There are all of these hops because we just don’t have that many direct connections. (It’s sort of like how railroad tracks go from major city to major city, and even though we can’t possibly lay down tracks between every pair of cities, there’s always a connection we can take to get between them.)

CS50 actually recently signed up for an Amazon service called Direct Connect that allows our servers to have a more direct connection, with fewer hops, to Amazon’s cloud servers, so we get better performance, at a cost of money.

Net neutrality is related, as there is a question (in simple terms) of whether ISPs should be allowed, while routing, to give priority to packets from, say, Skype, or Google Hangouts, if those companies are paying them.

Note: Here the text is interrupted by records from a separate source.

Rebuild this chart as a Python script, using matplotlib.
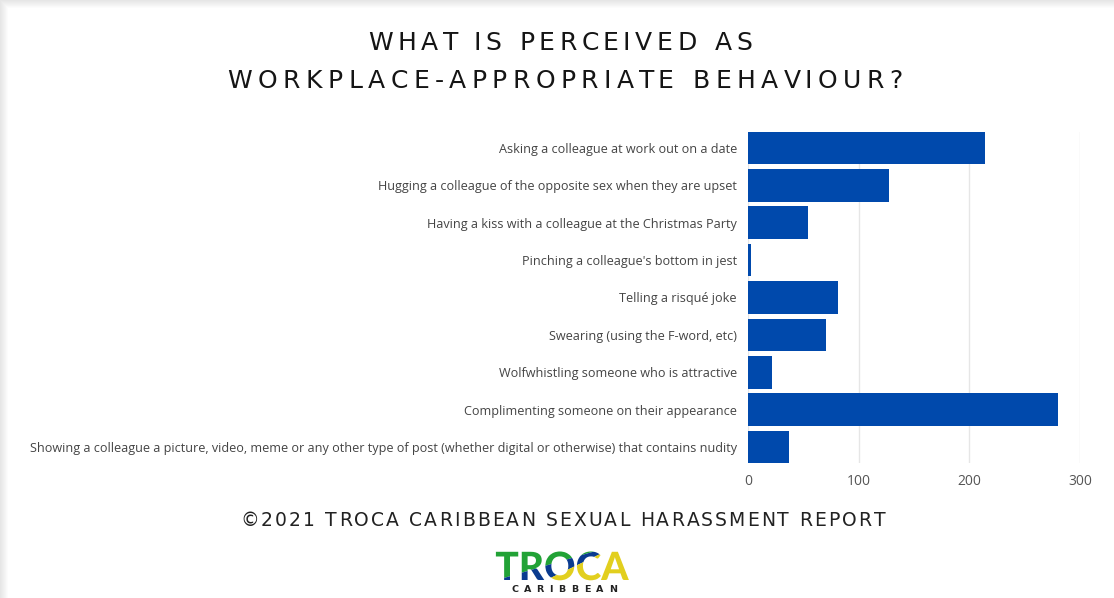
import matplotlib
matplotlib.use("Agg")
import matplotlib.pyplot as plt
import matplotlib.patheffects as pe
from matplotlib.patches import Rectangle, Polygon

# survey answers, top to bottom
behaviours = [
    "Asking a colleague at work out on a date",
    "Hugging a colleague of the opposite sex when they are upset",
    "Having a kiss with a colleague at the Christmas Party",
    "Pinching a colleague's bottom in jest",
    "Telling a risqué joke",
    "Swearing (using the F-word, etc)",
    "Wolfwhistling someone who is attractive",
    "Complimenting someone on their appearance",
    "Showing a colleague a picture, video, meme or any other type of post (whether digital or otherwise) that contains nudity",
]
counts = [214, 127, 54, 3, 81, 70, 22, 280, 37]
x_ticks = [0, 100, 200, 300]

title_lines = ["WHAT IS PERCEIVED AS", "WORKPLACE-APPROPRIATE BEHAVIOUR?"]
footer = "©2021 TROCA CARIBBEAN SEXUAL HARASSMENT REPORT"

bar_color = "#0049ac"
W, H = 1114, 598

fig = plt.figure(figsize=(W / 100, H / 100), dpi=100)
fig.patch.set_facecolor("white")
renderer = fig.canvas.get_renderer()


def text_width(s, **kw):
    # width in pixels, measured with a guard glyph so trailing spaces count
    t = fig.text(0, 0, s + "|", **kw)
    g = fig.text(0, 0, "|", **kw)
    w = t.get_window_extent(renderer).width - g.get_window_extent(renderer).width
    t.remove()
    g.remove()
    return w


def tracked_text(xc, y, s, width, **kw):
    # letter-spaced line, centred on xc (pixels) with baseline y (pixels from top)
    natural = text_width(s, **kw)
    track = (width - natural) / (len(s) - 1)
    x0 = xc - width / 2
    for i, ch in enumerate(s):
        if ch == " ":
            continue
        x = x0 + text_width(s[:i], **kw) + i * track
        fig.text(x / W, 1 - y / H, ch, ha="left", va="baseline", **kw)


# soft card shadow along the top and left edges
for i in range(8):
    shade = 0.90 + i * 0.0125
    fig.patches.append(Rectangle((i / W, 0), 1 / W, 1 - (i + 1) / H,
                                 transform=fig.transFigure, color=(shade, shade, shade), lw=0))
    fig.patches.append(Rectangle((i / W, 1 - (i + 1) / H), 1, 1 / H,
                                 transform=fig.transFigure, color=(shade, shade, shade), lw=0))

ax = fig.add_axes([0.6715, 0.2253, 0.298, 0.5545])
pos = list(range(len(behaviours)))
ax.barh(pos, counts, height=0.87, color=bar_color, zorder=3)
ax.set_ylim(len(behaviours) - 1 + 0.435, -0.435)
ax.set_xlim(0, 300)
ax.set_xticks(x_ticks)
ax.set_xticklabels([str(t) for t in x_ticks], fontsize=10, color="#555555", family="Open Sans")
ax.set_yticks(pos)
ax.set_yticklabels(behaviours, fontsize=9.05, color="#444444", family="Open Sans")
ax.tick_params(axis="both", length=0)
ax.tick_params(axis="y", pad=8)
ax.tick_params(axis="x", pad=8)
ax.grid(axis="x", color="#e6e6e6", lw=1, zorder=0)
for s in ax.spines.values():
    s.set_visible(False)

title_kw = dict(fontsize=18, family="DejaVu Sans", color="#151515")
tracked_text(560, 50, title_lines[0], 384, **title_kw)
tracked_text(565, 88, title_lines[1], 675, **title_kw)

tracked_text(562, 526, footer, 644, fontsize=13.5, family="DejaVu Sans", color="#222222")

# logo wordmark: three tones, each clipped to its own diagonal band
px = lambda x, y: (x / W, 1 - y / H)
bands = [
    ("#22a236", [px(480, 540), px(650, 540), px(650, 535), px(480, 585)]),
    ("#0a3b8f", [px(480, 585), px(650, 535), px(650, 530), px(480, 612)]),
    ("#e2cf1e", [px(480, 612), px(650, 530), px(650, 600), px(480, 600)]),
]
for color, corners in bands:
    clip = Polygon(corners, closed=True, transform=fig.transFigure)
    t = fig.text(562 / W, 1 - 580 / H, "TROCA", ha="center", va="baseline",
                 fontsize=28, fontweight="black", family="Lato", color=color,
                 path_effects=[pe.Normal()])
    t.set_clip_path(clip)
tracked_text(564, 592, "CARIBBEAN", 106, fontsize=6.8, fontweight="bold",
             family="DejaVu Sans", color="#222222")

fig.savefig("out.png", dpi=100)
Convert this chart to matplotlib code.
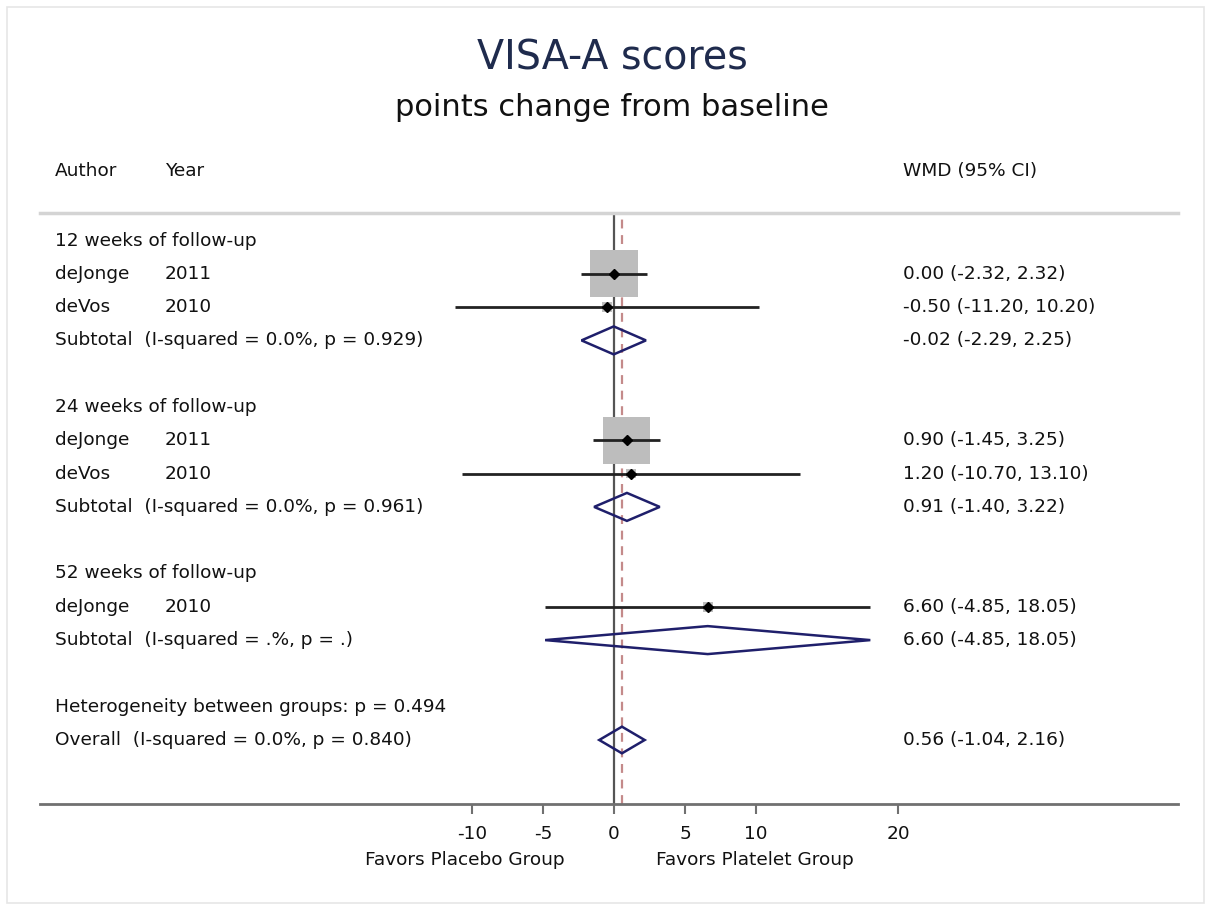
import numpy as np
import matplotlib
matplotlib.use("Agg")
import matplotlib.pyplot as plt
from matplotlib.patches import Rectangle, Polygon
import matplotlib.transforms as mtransforms

# ---------------- data ----------------
title = "VISA-A scores"
subtitle = "points change from baseline"
groups = ["12 weeks of follow-up", "24 weeks of follow-up", "52 weeks of follow-up"]
study_group = [0, 0, 1, 1, 2]
study_author = ["deJonge", "deVos", "deJonge", "deVos", "deJonge"]
study_year = ["2011", "2010", "2011", "2010", "2010"]
study_est = [0.00, -0.50, 0.90, 1.20, 6.60]
study_lo = [-2.32, -11.20, -1.45, -10.70, -4.85]
study_hi = [2.32, 10.20, 3.25, 13.10, 18.05]
sub_est = [-0.02, 0.91, 6.60]
sub_lo = [-2.29, -1.40, -4.85]
sub_hi = [2.25, 3.22, 18.05]
sub_het = ["I-squared = 0.0%, p = 0.929", "I-squared = 0.0%, p = 0.961",
           "I-squared = .%, p = ."]
het_between = "Heterogeneity between groups: p = 0.494"
overall_est, overall_lo, overall_hi = 0.56, -1.04, 2.16
overall_het = "I-squared = 0.0%, p = 0.840"
xticks = [-10, -5, 0, 5, 10, 20]
favors_left = "Favors Placebo Group"
favors_right = "Favors Platelet Group"

# ---------------- layout ----------------
W, H = 1211, 908
X0PX, XSCALE = 614.0, 14.2          # pixel of x=0, pixels per unit
ROW0PX, ROWPX = 240.5, 33.3         # pixel of first row, pixels per row
AX_L, AX_R, AX_T, AX_B = 40, 1178, 213, 804

fig = plt.figure(figsize=(W / 100, H / 100), dpi=100)
fig.patch.set_facecolor("white")
plt.rcParams["font.family"] = ["DejaVu Sans"]

ax = fig.add_axes([AX_L / W, (H - AX_B) / H, (AX_R - AX_L) / W, (AX_B - AX_T) / H])
ax.set_xlim((AX_L - X0PX) / XSCALE, (AX_R - X0PX) / XSCALE)
ax.set_ylim((AX_B - ROW0PX) / ROWPX, (AX_T - ROW0PX) / ROWPX)

px = mtransforms.Affine2D().scale(1.0 / W, 1.0 / H) + fig.transFigure
trow = mtransforms.blended_transform_factory(px, ax.transData)

FS = 13.3
TXT = "#111111"
NAVY = "#1f1f6b"


def fmt(e, l, h):
    return f"{e:.2f} ({l:.2f}, {h:.2f})"


def left(r, s, x=55):
    ax.text(x, r, s, transform=trow, fontsize=FS, color=TXT, va="center", ha="left")


def right(r, s):
    ax.text(903, r, s, transform=trow, fontsize=FS, color=TXT, va="center", ha="left")


def diamond(r, e, l, h, hh=0.42):
    ax.add_patch(Polygon([(l, r), (e, r - hh), (h, r), (e, r + hh)], closed=True,
                         fill=False, edgecolor=NAVY, lw=1.8, zorder=5))


# reference lines
ax.axvline(0, color="#555555", lw=1.6, zorder=1)
ax.axvline(overall_est, color="#c48a8a", lw=1.6, ls=(0, (4, 3)), zorder=1)

row = 0
for g, gname in enumerate(groups):
    left(row, gname)
    row += 1
    for i in range(len(study_est)):
        if study_group[i] != g:
            continue
        e, l, h = study_est[i], study_lo[i], study_hi[i]
        se = (h - l) / (2 * 1.96)
        w = 1.0 / se ** 2
        side = 56.0 * np.sqrt(w)
        sw, sh = side / XSCALE, side / ROWPX
        ax.add_patch(Rectangle((e - sw / 2, row - sh / 2), sw, sh,
                               facecolor="#bdbdbd", edgecolor="none", zorder=2))
        ax.plot([l, h], [row, row], color="#222222", lw=2.0, zorder=3,
                solid_capstyle="butt")
        ax.plot([e], [row], marker="D", ms=5, color="black", zorder=4)
        left(row, study_author[i])
        left(row, study_year[i], x=165)
        right(row, fmt(e, l, h))
        row += 1
    left(row, f"Subtotal  ({sub_het[g]})")
    diamond(row, sub_est[g], sub_lo[g], sub_hi[g])
    right(row, fmt(sub_est[g], sub_lo[g], sub_hi[g]))
    row += 2

left(row, het_between)
row += 1
left(row, f"Overall  ({overall_het})")
diamond(row, overall_est, overall_lo, overall_hi, hh=0.40)
right(row, fmt(overall_est, overall_lo, overall_hi))

# axes styling
for s in ["left", "right"]:
    ax.spines[s].set_visible(False)
ax.spines["top"].set_color("#d4d4d4")
ax.spines["top"].set_linewidth(2.5)
ax.spines["bottom"].set_color("#707070")
ax.spines["bottom"].set_linewidth(2.0)
ax.set_yticks([])
ax.set_xticks(xticks)
ax.set_xticklabels([str(t) for t in xticks])
ax.tick_params(axis="x", direction="out", length=7, width=1.5, color="#707070",
               labelsize=FS, labelcolor=TXT, pad=8)

# favors labels
fig.text(465 / W, 1 - 860 / H, favors_left, fontsize=FS, color=TXT, ha="center", va="center")
fig.text(755 / W, 1 - 860 / H, favors_right, fontsize=FS, color=TXT, ha="center", va="center")

# header
fig.text(55 / W, 1 - 171 / H, "Author", fontsize=FS, color=TXT, va="center")
fig.text(165 / W, 1 - 171 / H, "Year", fontsize=FS, color=TXT, va="center")
fig.text(903 / W, 1 - 171 / H, "WMD (95% CI)", fontsize=FS, color=TXT, va="center")

# titles
fig.text(612 / W, 1 - 58 / H, title, fontsize=28.5, color="#1f2b4d", ha="center", va="center")
fig.text(612 / W, 1 - 108 / H, subtitle, fontsize=22, color="#111111", ha="center", va="center")

# outer faint frame
fig.patches.append(Rectangle((7 / W, 1 - 903 / H), 1197 / W, 896 / H, transform=fig.transFigure,
                             fill=False, edgecolor="#e6e6e6", lw=1.2))

fig.savefig("out.png", dpi=100, facecolor="white")
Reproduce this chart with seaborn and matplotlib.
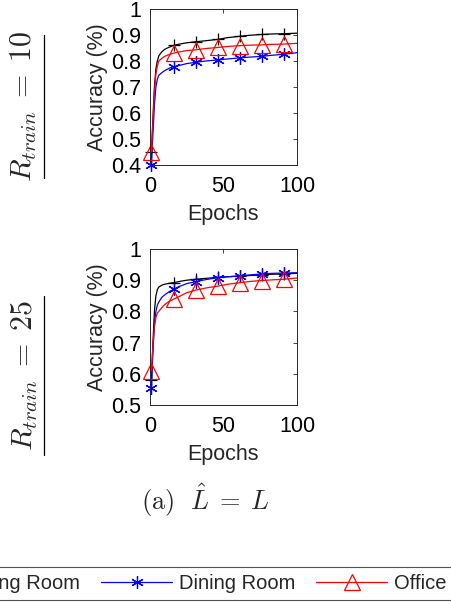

And typically, the size of a packet is something like 1000 to 2000 bytes, although the maximum size can be configurable within each individual network.

It happens to be that certain companies or geographies get IP addresses, and even though the boundaries aren’t strict these days with so many mobile devices, there are still some loose assignments.

For example, Harvard’s pool of IPs start with the following:

140.247.#.#
128.103.#.#
...

Private IPs are reserved for devices on your local network,a nd not accessible by the Internet at large:

10.#.#.#
172.16.#.# – 172.31.#.#
192.168.#.#

This helps solve the problem of sharing one public IP address among the multiple devices in your home, with a technology called NAT, network address translation.

Your router keeps track of which packets are from which device internally, even though they are all sent out and come back in with the same public IP address.

If we think about how many bits are in an IP address, there are only 32, meaning that there are only 4 billion total, with some reserved for private addresses. So when we run out, we’ll have to switch to a new version called IPv6 with 128 bit addresses. DNS servers can already return these longer addresses, but only some websites have adopted it.

Companies and universities might also give out private IPs to users within the network, so they only take up one public IP.